## [Data provided]

....................

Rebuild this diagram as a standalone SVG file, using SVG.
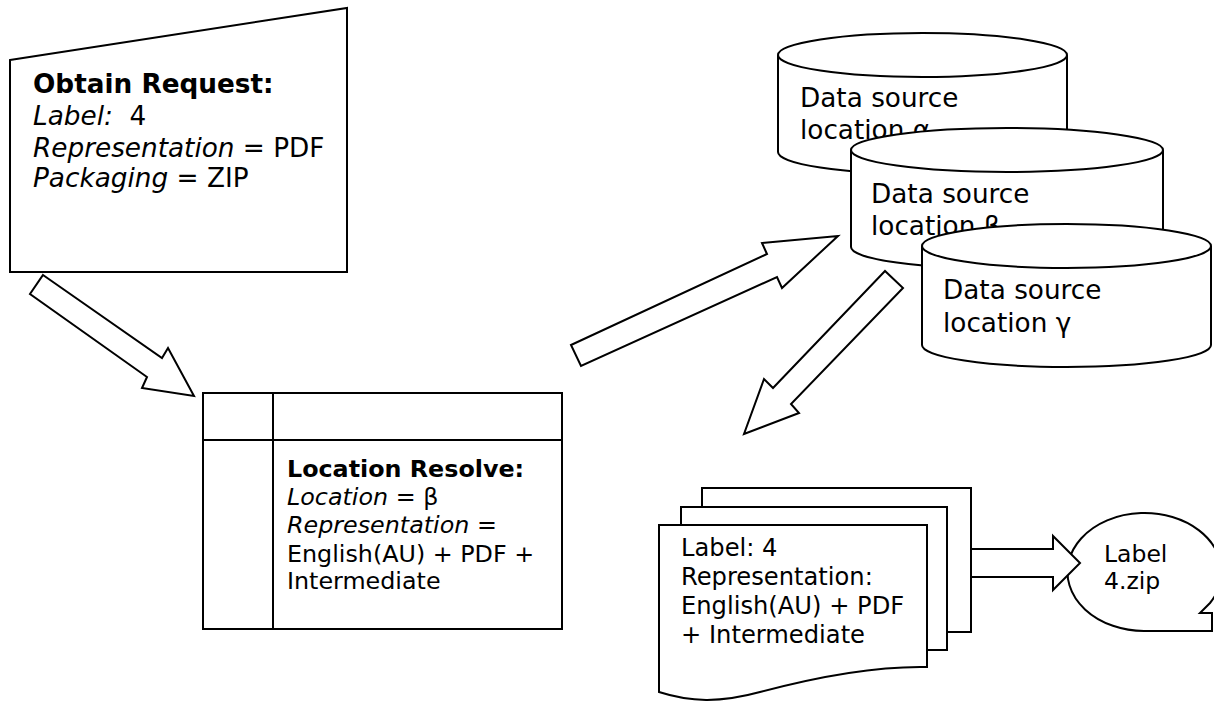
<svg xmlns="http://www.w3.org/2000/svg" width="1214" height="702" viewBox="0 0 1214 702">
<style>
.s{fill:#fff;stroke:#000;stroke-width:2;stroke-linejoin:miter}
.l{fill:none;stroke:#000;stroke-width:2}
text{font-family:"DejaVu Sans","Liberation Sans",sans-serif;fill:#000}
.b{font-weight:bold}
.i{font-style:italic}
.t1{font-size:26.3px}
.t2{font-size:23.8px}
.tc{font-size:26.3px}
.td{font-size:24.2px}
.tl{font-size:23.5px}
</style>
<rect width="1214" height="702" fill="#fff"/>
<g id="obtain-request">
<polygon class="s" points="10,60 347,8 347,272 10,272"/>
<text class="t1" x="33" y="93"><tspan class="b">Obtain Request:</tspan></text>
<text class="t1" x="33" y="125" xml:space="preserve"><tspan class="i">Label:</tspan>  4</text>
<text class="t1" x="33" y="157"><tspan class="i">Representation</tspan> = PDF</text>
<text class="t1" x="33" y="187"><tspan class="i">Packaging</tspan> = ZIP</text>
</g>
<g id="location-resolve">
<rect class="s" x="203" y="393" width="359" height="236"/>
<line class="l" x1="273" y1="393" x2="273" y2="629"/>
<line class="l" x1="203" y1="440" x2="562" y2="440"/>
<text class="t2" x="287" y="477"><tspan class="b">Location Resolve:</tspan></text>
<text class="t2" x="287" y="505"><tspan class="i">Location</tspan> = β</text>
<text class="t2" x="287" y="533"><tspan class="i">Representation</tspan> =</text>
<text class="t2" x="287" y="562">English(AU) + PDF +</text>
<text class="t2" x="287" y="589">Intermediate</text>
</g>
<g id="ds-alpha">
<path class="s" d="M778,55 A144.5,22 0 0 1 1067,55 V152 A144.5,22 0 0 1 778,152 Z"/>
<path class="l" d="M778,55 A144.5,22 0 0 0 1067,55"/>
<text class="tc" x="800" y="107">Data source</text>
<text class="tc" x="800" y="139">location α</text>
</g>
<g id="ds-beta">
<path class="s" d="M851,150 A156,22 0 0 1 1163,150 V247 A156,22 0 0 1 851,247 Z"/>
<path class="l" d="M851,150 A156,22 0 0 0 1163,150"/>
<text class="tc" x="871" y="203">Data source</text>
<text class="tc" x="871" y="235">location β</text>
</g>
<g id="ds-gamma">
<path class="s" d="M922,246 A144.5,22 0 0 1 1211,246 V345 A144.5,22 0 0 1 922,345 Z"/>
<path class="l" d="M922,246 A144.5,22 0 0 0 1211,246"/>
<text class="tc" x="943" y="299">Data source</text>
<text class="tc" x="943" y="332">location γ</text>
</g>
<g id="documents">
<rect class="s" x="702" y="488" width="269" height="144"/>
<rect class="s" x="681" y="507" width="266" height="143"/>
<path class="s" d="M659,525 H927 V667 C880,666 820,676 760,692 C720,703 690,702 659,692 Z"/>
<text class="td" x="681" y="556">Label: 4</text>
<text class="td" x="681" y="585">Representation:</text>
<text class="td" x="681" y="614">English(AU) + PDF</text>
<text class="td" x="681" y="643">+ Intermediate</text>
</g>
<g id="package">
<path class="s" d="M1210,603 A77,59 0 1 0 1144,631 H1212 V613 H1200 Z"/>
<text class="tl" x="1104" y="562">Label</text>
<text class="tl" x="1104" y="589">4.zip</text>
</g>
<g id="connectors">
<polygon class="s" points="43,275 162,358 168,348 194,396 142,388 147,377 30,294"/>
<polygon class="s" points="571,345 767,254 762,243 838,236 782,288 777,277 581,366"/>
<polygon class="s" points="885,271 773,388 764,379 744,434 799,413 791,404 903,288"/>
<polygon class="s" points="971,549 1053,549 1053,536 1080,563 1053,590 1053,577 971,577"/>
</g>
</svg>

....................

## [Written task]
Print each line of the material above exactly, with the pictures removed from your copy.

## [Response to this task]
Rebuild this diagram as a standalone SVG file, using SVG.
<svg xmlns="http://www.w3.org/2000/svg" width="1214" height="702" viewBox="0 0 1214 702">
<style>
.s{fill:#fff;stroke:#000;stroke-width:2;stroke-linejoin:miter}
.l{fill:none;stroke:#000;stroke-width:2}
text{font-family:"DejaVu Sans","Liberation Sans",sans-serif;fill:#000}
.b{font-weight:bold}
.i{font-style:italic}
.t1{font-size:26.3px}
.t2{font-size:23.8px}
.tc{font-size:26.3px}
.td{font-size:24.2px}
.tl{font-size:23.5px}
</style>
<rect width="1214" height="702" fill="#fff"/>
<g id="obtain-request">
<polygon class="s" points="10,60 347,8 347,272 10,272"/>
<text class="t1" x="33" y="93"><tspan class="b">Obtain Request:</tspan></text>
<text class="t1" x="33" y="125" xml:space="preserve"><tspan class="i">Label:</tspan>  4</text>
<text class="t1" x="33" y="157"><tspan class="i">Representation</tspan> = PDF</text>
<text class="t1" x="33" y="187"><tspan class="i">Packaging</tspan> = ZIP</text>
</g>
<g id="location-resolve">
<rect class="s" x="203" y="393" width="359" height="236"/>
<line class="l" x1="273" y1="393" x2="273" y2="629"/>
<line class="l" x1="203" y1="440" x2="562" y2="440"/>
<text class="t2" x="287" y="477"><tspan class="b">Location Resolve:</tspan></text>
<text class="t2" x="287" y="505"><tspan class="i">Location</tspan> = β</text>
<text class="t2" x="287" y="533"><tspan class="i">Representation</tspan> =</text>
<text class="t2" x="287" y="562">English(AU) + PDF +</text>
<text class="t2" x="287" y="589">Intermediate</text>
</g>
<g id="ds-alpha">
<path class="s" d="M778,55 A144.5,22 0 0 1 1067,55 V152 A144.5,22 0 0 1 778,152 Z"/>
<path class="l" d="M778,55 A144.5,22 0 0 0 1067,55"/>
<text class="tc" x="800" y="107">Data source</text>
<text class="tc" x="800" y="139">location α</text>
</g>
<g id="ds-beta">
<path class="s" d="M851,150 A156,22 0 0 1 1163,150 V247 A156,22 0 0 1 851,247 Z"/>
<path class="l" d="M851,150 A156,22 0 0 0 1163,150"/>
<text class="tc" x="871" y="203">Data source</text>
<text class="tc" x="871" y="235">location β</text>
</g>
<g id="ds-gamma">
<path class="s" d="M922,246 A144.5,22 0 0 1 1211,246 V345 A144.5,22 0 0 1 922,345 Z"/>
<path class="l" d="M922,246 A144.5,22 0 0 0 1211,246"/>
<text class="tc" x="943" y="299">Data source</text>
<text class="tc" x="943" y="332">location γ</text>
</g>
<g id="documents">
<rect class="s" x="702" y="488" width="269" height="144"/>
<rect class="s" x="681" y="507" width="266" height="143"/>
<path class="s" d="M659,525 H927 V667 C880,666 820,676 760,692 C720,703 690,702 659,692 Z"/>
<text class="td" x="681" y="556">Label: 4</text>
<text class="td" x="681" y="585">Representation:</text>
<text class="td" x="681" y="614">English(AU) + PDF</text>
<text class="td" x="681" y="643">+ Intermediate</text>
</g>
<g id="package">
<path class="s" d="M1210,603 A77,59 0 1 0 1144,631 H1212 V613 H1200 Z"/>
<text class="tl" x="1104" y="562">Label</text>
<text class="tl" x="1104" y="589">4.zip</text>
</g>
<g id="connectors">
<polygon class="s" points="43,275 162,358 168,348 194,396 142,388 147,377 30,294"/>
<polygon class="s" points="571,345 767,254 762,243 838,236 782,288 777,277 581,366"/>
<polygon class="s" points="885,271 773,388 764,379 744,434 799,413 791,404 903,288"/>
<polygon class="s" points="971,549 1053,549 1053,536 1080,563 1053,590 1053,577 971,577"/>
</g>
</svg>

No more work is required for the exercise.